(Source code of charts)
begin

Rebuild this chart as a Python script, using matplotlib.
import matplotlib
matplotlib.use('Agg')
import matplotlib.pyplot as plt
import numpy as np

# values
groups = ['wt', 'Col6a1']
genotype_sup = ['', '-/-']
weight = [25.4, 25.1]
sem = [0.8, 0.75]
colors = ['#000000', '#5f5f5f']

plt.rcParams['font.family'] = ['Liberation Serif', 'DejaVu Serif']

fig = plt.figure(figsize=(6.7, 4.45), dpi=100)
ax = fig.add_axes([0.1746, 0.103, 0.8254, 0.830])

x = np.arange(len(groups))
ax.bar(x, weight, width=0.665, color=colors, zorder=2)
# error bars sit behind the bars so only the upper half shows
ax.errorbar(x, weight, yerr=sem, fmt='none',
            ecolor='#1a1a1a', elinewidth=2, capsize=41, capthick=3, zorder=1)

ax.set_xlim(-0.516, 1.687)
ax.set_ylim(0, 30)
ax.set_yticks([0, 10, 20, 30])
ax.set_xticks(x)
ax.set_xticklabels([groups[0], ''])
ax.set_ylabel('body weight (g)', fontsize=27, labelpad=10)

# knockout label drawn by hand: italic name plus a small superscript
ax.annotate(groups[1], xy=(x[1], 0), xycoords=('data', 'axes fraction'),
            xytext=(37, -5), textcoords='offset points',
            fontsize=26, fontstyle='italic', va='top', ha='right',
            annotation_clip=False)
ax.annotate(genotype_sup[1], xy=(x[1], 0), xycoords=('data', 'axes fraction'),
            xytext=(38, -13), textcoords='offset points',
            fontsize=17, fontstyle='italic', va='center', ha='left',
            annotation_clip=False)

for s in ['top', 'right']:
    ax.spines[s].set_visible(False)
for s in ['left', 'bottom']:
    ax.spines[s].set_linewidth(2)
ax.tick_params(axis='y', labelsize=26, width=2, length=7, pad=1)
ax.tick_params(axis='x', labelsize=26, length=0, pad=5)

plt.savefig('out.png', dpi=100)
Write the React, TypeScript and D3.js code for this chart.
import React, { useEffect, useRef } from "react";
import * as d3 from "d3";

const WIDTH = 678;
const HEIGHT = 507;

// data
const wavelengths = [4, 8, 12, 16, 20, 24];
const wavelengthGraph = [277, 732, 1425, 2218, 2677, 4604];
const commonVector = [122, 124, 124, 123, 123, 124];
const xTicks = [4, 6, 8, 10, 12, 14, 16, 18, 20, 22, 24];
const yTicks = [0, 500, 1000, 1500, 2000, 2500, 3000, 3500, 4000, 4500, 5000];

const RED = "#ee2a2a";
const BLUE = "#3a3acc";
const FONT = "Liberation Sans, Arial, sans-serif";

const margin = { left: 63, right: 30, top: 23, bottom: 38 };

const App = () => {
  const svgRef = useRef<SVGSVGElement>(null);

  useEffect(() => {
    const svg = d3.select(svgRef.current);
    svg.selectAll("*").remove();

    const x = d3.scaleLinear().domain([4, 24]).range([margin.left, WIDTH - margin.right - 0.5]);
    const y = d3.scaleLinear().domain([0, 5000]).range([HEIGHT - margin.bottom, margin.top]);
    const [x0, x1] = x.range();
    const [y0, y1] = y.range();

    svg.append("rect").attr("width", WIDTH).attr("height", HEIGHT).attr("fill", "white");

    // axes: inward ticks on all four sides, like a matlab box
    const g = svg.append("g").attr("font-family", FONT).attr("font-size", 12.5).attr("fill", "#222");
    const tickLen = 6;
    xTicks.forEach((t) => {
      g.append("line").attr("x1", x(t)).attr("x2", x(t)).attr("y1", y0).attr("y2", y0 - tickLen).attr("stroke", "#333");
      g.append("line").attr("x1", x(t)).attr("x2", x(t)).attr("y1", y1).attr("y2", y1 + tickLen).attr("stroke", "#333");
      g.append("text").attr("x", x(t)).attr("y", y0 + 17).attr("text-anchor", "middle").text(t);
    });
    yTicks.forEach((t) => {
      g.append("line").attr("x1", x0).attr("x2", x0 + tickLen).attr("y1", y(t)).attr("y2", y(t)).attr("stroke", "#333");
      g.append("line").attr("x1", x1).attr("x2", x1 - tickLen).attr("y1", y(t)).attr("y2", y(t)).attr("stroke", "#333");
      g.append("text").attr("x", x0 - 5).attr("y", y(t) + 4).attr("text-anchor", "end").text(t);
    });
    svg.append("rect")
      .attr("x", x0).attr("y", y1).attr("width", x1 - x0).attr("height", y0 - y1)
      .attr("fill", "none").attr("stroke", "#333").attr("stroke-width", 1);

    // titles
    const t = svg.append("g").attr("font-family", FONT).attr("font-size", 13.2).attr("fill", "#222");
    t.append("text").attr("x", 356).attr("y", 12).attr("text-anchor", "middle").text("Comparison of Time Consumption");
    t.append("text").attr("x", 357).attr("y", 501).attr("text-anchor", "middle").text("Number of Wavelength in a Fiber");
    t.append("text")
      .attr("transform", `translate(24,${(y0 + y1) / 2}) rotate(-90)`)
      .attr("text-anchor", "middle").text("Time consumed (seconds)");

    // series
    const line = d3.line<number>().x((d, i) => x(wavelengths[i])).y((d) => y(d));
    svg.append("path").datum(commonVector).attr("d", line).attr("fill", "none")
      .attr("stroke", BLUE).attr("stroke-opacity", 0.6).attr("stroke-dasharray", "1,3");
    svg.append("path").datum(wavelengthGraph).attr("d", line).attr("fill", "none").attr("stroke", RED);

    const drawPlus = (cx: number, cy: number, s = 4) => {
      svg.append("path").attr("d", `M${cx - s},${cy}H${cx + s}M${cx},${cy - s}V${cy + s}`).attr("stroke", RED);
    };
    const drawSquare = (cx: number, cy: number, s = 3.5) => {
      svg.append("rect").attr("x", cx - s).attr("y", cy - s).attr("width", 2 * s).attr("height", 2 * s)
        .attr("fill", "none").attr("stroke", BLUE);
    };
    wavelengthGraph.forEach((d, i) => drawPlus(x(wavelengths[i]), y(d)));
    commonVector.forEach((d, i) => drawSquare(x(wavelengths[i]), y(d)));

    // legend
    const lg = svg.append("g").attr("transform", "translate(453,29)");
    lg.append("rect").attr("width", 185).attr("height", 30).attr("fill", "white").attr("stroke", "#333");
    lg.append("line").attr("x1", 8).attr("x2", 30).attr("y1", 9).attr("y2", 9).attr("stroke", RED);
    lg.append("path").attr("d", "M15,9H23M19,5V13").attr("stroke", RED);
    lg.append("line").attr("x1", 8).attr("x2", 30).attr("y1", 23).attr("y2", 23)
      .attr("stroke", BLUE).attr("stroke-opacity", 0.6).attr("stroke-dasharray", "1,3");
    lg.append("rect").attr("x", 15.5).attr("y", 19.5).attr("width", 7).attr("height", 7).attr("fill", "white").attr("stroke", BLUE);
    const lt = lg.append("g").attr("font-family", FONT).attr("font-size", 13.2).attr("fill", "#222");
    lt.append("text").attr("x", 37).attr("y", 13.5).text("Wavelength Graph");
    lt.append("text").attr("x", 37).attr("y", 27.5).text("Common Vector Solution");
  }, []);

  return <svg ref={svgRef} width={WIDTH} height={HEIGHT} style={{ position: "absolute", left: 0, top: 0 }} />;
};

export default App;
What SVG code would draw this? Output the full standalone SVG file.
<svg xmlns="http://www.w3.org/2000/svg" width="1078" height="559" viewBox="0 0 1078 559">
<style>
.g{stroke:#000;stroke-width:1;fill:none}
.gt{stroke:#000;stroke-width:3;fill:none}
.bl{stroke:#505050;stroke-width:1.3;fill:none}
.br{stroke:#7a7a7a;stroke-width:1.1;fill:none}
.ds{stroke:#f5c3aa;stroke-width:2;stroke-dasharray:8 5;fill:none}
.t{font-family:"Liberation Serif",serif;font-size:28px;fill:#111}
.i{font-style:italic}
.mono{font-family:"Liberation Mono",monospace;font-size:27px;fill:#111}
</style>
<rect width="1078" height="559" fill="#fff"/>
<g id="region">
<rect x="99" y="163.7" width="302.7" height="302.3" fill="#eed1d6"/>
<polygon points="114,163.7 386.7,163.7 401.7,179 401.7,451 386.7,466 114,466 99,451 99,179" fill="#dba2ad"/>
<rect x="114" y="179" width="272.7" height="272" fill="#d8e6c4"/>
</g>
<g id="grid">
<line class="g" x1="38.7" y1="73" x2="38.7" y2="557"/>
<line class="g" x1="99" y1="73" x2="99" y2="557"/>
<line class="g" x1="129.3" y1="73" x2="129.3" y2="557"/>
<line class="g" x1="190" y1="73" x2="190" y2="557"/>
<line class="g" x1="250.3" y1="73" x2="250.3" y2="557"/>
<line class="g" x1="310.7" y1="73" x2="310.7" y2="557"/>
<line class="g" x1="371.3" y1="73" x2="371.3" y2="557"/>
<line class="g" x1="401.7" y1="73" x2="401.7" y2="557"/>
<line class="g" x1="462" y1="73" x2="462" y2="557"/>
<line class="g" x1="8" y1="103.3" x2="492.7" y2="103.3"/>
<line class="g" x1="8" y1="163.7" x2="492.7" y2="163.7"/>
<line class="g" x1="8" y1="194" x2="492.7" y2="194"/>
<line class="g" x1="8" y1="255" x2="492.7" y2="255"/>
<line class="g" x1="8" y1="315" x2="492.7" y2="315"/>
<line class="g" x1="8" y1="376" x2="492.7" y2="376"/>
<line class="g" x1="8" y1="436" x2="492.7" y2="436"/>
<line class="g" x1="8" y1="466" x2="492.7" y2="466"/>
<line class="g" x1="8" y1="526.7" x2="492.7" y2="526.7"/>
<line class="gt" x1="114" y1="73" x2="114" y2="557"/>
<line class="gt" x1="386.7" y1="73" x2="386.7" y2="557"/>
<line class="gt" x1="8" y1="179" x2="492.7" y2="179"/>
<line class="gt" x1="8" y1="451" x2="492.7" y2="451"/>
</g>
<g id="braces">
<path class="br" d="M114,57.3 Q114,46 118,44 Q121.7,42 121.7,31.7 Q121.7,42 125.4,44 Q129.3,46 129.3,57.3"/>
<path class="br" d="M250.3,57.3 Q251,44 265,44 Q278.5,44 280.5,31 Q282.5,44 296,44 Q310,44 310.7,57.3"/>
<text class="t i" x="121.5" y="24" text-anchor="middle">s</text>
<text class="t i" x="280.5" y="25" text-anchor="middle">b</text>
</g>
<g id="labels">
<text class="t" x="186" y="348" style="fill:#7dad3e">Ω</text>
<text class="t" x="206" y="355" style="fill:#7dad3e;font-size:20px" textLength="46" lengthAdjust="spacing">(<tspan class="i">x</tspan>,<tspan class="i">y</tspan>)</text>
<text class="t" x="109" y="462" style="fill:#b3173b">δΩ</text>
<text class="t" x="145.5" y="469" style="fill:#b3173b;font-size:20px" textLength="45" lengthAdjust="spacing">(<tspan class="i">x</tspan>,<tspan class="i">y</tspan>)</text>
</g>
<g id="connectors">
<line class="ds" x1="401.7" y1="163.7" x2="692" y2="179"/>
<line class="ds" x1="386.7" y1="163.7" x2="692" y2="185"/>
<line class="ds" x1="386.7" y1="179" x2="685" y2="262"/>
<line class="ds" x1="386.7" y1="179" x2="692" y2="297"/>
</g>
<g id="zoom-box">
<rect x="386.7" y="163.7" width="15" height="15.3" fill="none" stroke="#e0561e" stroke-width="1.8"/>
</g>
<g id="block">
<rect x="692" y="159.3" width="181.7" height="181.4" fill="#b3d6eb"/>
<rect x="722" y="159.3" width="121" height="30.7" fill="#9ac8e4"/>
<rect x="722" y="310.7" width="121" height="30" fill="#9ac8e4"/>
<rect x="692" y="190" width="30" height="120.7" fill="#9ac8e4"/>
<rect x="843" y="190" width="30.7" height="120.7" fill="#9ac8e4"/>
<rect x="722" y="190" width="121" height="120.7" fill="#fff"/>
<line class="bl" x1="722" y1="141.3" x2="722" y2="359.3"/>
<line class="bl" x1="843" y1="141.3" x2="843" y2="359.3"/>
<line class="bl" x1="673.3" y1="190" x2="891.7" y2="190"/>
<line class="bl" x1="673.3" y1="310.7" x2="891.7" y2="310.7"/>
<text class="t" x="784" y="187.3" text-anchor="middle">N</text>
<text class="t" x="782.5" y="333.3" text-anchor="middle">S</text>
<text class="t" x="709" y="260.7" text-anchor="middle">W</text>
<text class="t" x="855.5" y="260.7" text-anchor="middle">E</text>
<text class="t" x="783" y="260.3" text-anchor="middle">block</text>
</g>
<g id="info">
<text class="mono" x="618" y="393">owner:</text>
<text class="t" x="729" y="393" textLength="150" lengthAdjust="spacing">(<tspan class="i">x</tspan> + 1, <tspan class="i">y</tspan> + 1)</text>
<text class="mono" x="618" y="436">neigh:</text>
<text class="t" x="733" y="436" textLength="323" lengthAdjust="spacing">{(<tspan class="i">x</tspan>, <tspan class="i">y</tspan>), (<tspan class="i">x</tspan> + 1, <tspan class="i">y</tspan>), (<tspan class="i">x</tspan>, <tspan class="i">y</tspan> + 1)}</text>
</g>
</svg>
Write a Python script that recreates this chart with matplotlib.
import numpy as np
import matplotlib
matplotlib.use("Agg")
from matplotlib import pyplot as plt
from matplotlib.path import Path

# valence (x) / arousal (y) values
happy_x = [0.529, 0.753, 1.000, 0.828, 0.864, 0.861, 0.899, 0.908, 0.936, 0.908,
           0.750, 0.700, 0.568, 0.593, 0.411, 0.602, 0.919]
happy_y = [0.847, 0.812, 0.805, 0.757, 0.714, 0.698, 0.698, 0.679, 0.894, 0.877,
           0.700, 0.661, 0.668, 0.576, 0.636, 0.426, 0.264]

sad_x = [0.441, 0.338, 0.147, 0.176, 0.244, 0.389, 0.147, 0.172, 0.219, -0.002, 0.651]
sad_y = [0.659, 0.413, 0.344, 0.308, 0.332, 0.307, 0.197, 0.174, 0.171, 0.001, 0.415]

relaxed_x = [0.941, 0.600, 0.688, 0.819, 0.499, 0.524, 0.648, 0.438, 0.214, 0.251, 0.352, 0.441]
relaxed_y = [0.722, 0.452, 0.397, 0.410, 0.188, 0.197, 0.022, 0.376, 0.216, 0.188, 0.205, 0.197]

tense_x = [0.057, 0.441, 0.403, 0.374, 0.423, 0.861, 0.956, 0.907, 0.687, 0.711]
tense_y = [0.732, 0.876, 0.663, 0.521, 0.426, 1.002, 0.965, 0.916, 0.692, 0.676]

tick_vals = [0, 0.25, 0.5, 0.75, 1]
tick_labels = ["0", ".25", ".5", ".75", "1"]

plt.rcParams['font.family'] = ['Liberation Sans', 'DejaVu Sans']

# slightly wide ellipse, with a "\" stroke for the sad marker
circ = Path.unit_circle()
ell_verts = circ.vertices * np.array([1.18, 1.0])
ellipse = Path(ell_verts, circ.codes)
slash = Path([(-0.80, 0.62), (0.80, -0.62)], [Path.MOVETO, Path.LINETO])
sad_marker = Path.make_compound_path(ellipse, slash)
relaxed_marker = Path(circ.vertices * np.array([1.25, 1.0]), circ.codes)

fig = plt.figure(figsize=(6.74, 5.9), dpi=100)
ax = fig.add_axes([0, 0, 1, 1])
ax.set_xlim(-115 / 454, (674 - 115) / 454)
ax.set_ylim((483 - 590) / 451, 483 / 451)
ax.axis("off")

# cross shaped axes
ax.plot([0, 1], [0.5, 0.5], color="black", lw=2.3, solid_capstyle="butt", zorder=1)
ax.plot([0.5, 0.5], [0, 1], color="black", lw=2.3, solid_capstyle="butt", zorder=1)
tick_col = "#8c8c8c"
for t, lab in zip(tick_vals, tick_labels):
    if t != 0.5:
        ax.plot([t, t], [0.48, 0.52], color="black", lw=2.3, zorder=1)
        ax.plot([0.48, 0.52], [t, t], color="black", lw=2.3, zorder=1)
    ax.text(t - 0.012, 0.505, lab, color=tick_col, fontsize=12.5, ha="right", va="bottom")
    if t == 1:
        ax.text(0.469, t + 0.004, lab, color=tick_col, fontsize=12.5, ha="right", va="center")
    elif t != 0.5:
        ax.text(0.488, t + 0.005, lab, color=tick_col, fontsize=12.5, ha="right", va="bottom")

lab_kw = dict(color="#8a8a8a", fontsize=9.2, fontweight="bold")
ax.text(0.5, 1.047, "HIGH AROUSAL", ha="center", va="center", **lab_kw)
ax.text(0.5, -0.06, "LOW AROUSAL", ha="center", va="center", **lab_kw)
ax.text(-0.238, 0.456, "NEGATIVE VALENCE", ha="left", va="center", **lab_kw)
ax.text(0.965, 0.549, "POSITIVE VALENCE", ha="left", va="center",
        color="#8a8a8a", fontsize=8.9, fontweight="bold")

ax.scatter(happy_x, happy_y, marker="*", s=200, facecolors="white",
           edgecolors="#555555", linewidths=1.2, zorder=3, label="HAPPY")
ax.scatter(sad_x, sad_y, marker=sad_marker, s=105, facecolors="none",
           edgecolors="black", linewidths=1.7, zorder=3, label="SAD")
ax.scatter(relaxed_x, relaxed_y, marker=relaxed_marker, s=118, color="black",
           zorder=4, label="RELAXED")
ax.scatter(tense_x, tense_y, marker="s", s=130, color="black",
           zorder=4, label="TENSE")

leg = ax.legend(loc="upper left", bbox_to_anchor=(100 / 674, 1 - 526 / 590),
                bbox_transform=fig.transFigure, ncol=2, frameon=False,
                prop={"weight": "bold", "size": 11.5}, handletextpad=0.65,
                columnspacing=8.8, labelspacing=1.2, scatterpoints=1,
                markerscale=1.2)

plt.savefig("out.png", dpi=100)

end

EXERCISE AIM – Find the lines with the string "Python" and reproduce them.

RIGHT ANSWER –
Rebuild this chart as a Python script, using matplotlib.
Write a Python script that recreates this chart with matplotlib.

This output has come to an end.